Start at the top of the records and, please, print each line exactly through the line that contains "const yTicks = [0, 2, 4, 6];", leaving out all pictures.

────

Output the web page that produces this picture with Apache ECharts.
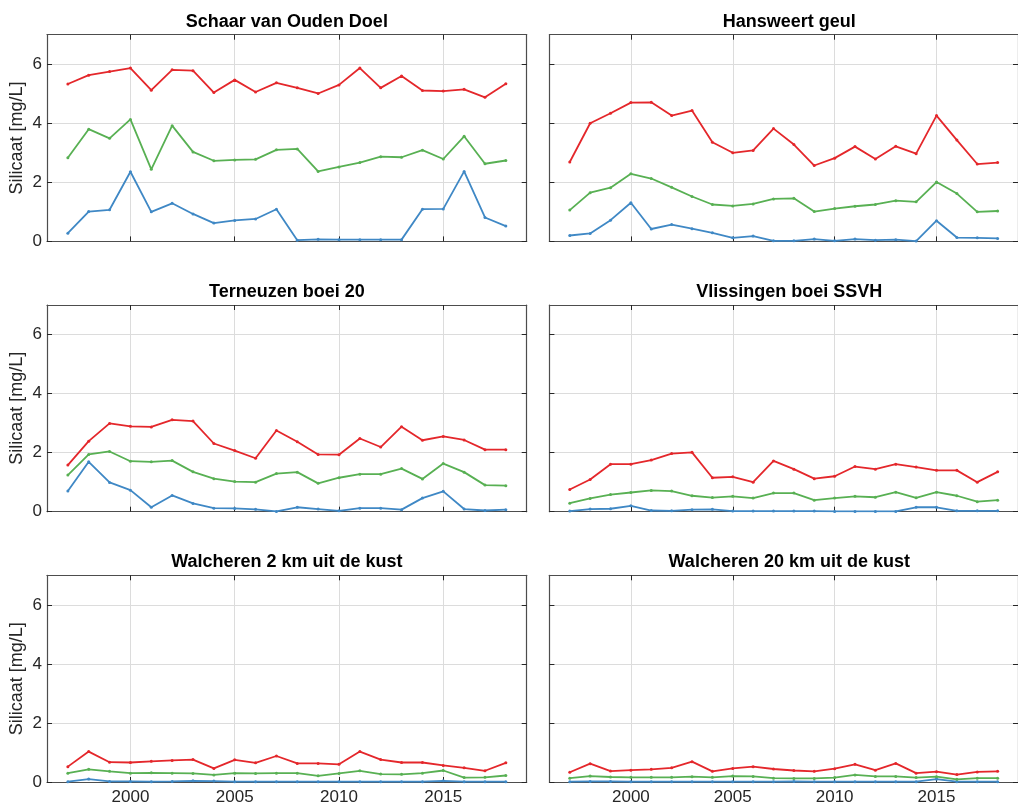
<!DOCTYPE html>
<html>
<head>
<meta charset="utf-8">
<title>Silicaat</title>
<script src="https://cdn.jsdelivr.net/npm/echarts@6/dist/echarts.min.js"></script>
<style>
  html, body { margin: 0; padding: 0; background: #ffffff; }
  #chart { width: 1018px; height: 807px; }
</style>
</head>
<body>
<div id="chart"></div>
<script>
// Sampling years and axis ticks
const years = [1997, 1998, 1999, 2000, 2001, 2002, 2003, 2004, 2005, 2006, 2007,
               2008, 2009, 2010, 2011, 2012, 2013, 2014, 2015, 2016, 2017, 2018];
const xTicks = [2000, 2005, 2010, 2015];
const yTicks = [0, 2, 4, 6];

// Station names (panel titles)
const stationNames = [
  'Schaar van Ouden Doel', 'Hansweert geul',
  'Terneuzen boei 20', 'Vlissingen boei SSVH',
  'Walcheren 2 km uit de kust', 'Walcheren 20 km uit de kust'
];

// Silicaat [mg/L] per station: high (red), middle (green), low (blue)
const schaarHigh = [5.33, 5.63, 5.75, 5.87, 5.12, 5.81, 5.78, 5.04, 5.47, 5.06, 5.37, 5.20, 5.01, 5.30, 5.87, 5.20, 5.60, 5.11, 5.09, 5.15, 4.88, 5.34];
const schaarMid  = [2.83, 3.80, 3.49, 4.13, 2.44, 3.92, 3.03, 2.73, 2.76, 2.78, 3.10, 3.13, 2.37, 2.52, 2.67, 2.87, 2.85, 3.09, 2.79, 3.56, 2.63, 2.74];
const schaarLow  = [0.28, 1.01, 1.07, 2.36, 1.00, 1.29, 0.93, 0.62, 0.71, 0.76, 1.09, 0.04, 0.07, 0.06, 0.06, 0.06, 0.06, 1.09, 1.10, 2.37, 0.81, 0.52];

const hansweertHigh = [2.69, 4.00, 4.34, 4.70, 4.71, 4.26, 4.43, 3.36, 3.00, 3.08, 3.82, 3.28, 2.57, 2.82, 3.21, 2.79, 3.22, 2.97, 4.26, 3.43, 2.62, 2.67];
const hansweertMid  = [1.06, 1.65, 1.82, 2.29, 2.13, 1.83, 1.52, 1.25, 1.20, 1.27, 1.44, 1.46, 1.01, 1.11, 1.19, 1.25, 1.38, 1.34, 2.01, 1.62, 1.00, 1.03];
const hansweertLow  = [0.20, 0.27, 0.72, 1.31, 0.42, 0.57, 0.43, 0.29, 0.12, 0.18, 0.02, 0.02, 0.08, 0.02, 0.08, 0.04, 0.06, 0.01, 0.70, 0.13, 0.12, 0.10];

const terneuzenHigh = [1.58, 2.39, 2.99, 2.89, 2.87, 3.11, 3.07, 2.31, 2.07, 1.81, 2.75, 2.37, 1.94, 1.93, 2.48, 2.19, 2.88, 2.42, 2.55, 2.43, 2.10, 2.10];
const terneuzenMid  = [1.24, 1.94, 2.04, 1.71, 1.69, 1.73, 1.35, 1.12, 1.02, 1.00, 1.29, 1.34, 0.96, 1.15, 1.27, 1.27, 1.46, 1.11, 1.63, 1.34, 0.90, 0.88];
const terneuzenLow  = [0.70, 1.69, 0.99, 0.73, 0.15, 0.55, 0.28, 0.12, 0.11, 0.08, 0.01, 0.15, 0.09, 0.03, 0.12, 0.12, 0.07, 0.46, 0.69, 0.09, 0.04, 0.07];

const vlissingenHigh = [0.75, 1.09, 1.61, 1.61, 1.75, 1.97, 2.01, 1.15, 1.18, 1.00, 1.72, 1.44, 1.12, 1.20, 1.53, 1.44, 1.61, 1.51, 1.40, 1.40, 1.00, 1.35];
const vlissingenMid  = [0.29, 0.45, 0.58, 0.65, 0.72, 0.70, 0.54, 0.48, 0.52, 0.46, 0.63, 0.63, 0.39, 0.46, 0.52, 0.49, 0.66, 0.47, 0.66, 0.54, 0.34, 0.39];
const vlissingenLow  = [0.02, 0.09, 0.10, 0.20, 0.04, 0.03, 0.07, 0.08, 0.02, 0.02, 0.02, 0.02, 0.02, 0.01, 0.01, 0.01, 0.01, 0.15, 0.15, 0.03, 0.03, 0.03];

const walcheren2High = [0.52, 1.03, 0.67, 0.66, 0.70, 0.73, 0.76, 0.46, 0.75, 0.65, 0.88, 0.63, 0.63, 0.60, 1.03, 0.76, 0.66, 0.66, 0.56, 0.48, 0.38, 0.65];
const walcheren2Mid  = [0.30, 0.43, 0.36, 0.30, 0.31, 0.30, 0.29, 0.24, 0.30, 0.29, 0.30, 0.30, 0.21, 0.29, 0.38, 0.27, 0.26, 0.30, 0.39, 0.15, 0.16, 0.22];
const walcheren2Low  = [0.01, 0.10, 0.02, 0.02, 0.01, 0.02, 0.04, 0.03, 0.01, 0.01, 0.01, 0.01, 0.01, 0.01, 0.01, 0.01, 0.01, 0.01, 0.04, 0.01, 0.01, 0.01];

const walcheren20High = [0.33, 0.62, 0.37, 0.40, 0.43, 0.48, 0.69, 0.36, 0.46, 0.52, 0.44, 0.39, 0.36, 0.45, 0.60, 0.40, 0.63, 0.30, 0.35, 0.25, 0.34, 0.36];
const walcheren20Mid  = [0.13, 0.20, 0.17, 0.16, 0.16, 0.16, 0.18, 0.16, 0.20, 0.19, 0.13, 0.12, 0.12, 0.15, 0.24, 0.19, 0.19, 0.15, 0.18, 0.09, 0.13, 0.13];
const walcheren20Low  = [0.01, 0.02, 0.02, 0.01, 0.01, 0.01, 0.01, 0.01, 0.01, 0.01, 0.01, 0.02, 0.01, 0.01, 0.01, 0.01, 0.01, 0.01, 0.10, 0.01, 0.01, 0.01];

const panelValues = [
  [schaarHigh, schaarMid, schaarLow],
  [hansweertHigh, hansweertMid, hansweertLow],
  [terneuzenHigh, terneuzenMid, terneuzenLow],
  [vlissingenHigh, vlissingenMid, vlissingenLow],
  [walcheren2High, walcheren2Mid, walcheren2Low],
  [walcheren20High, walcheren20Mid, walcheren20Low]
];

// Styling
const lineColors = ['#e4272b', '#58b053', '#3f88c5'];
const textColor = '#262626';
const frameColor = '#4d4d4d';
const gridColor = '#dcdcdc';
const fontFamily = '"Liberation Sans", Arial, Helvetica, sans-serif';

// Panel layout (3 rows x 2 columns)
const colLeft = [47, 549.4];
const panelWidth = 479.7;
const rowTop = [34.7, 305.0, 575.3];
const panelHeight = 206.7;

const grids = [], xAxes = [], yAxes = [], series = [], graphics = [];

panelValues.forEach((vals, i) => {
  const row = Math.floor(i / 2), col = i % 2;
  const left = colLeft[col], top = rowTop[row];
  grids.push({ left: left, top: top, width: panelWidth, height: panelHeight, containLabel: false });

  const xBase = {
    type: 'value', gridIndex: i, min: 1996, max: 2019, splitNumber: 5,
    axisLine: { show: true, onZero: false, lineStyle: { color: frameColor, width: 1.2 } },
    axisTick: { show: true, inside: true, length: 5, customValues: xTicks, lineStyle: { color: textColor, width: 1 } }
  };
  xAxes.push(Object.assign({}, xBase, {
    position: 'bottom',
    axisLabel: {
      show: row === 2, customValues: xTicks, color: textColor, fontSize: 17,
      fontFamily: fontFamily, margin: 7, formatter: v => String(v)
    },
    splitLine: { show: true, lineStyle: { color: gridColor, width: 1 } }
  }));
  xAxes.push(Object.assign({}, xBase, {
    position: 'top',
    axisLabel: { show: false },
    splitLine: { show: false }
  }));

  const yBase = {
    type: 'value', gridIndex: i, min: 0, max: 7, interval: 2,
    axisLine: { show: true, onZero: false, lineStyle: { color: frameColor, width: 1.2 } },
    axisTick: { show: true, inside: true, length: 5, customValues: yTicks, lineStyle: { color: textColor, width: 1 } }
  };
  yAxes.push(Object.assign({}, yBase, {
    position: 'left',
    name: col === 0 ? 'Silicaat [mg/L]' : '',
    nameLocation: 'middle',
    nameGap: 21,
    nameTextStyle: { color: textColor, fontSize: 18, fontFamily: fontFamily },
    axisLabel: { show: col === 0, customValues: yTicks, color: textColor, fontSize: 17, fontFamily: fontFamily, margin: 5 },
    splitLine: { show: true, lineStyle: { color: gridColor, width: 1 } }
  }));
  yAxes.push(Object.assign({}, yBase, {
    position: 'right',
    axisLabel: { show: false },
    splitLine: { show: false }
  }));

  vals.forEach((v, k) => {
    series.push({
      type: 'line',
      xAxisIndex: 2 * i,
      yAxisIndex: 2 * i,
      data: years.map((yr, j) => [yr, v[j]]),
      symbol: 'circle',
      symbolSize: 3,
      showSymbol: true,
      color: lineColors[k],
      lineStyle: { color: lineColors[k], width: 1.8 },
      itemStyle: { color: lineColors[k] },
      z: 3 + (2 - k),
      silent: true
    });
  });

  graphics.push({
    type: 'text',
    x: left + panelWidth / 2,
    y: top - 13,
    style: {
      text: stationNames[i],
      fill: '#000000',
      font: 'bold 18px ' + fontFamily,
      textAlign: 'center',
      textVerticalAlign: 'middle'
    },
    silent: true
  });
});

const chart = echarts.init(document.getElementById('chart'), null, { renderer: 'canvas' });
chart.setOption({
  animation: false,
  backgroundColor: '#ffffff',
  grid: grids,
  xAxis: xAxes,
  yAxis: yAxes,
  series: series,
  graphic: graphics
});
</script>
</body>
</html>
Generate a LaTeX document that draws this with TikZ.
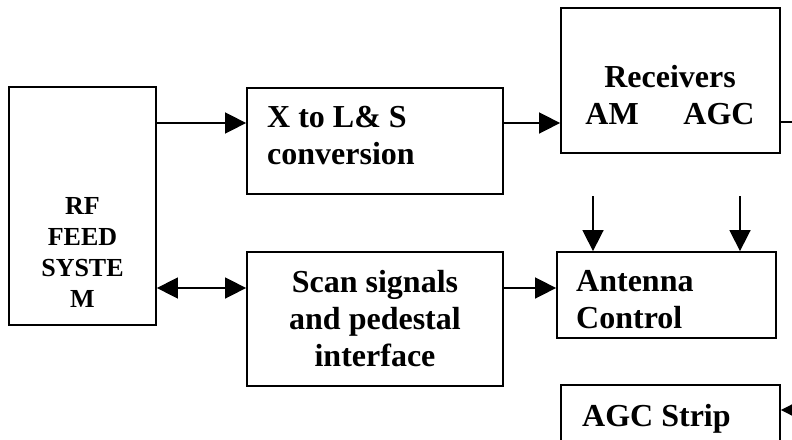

────

### The solution
Output the web page that produces this picture with Apache ECharts.
<!DOCTYPE html>
<html>
<head>
<meta charset="utf-8">
<title>Silicaat</title>
<script src="https://cdn.jsdelivr.net/npm/echarts@6/dist/echarts.min.js"></script>
<style>
  html, body { margin: 0; padding: 0; background: #ffffff; }
  #chart { width: 1018px; height: 807px; }
</style>
</head>
<body>
<div id="chart"></div>
<script>
// Sampling years and axis ticks
const years = [1997, 1998, 1999, 2000, 2001, 2002, 2003, 2004, 2005, 2006, 2007,
               2008, 2009, 2010, 2011, 2012, 2013, 2014, 2015, 2016, 2017, 2018];
const xTicks = [2000, 2005, 2010, 2015];
const yTicks = [0, 2, 4, 6];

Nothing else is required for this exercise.